Quote of note:
The two narratives are also significant because, unlike many other such accounts, there is a wealth of genealogical information about the former slaves' lives that corroborates much of what they wrote.
Journals of 2 Ex-Slaves Draw Vivid Portraits
By RANDY KENNEDY
The scene sounds like one conjured up by a screenwriter for a Civil War epic. As the Union Army converges on Richmond in 1862 and white residents frantically pack their silver, a group of slaves gathers in a hotel tavern after closing time. The slave in charge of the tavern, John Washington, pours the others drinks, and they all cheerfully toast to "the Yankees' health."

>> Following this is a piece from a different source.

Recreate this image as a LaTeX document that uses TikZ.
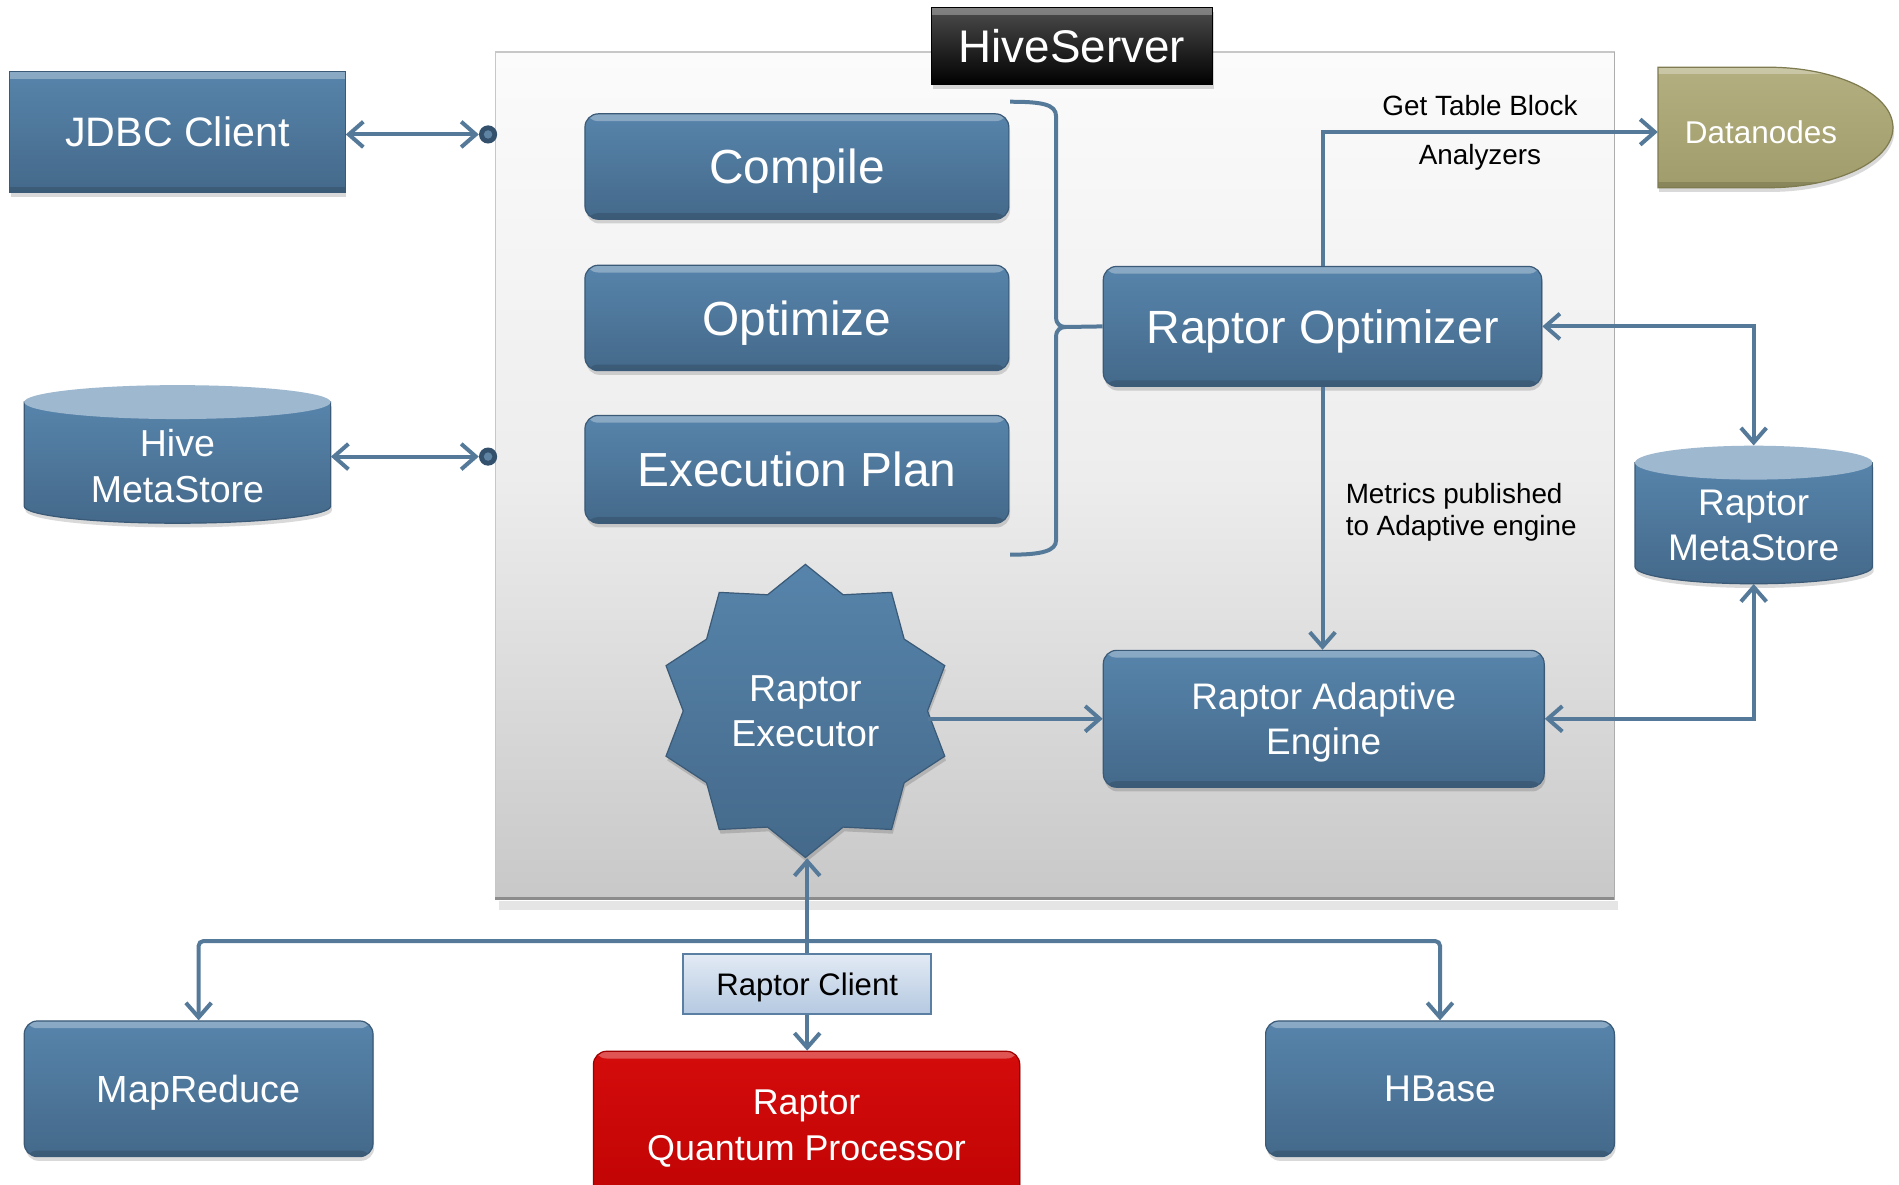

The scene is not from a movie. It is from an account that Mr. Washington wrote in 1873 and whose existence few people even knew of until the last few months. But through a series of coincidences, his handwritten autobiography and another powerful unpublished narrative much like it, by a former Alabama slave named Wallace Turnage, have surfaced and come to the attention of a Yale historian, David W. Blight, who calls them "altogether remarkable."
The narratives are likely to generate great interest in the academic world, in part because they speak to a lively debate in recent slavery studies: to what degree did Lincoln emancipate the slaves, and to what degree were they already emancipating themselves as the war ravaged the South? Mr. Washington and Mr. Turnage liberated themselves during the war, stealing away from their masters by rowboat, at great risk. But both were taken in by the Union Army, without whose help they might have been recaptured.
"What these narratives demonstrate in authentic and rich detail is that slaves became free by both means," Dr. Blight said.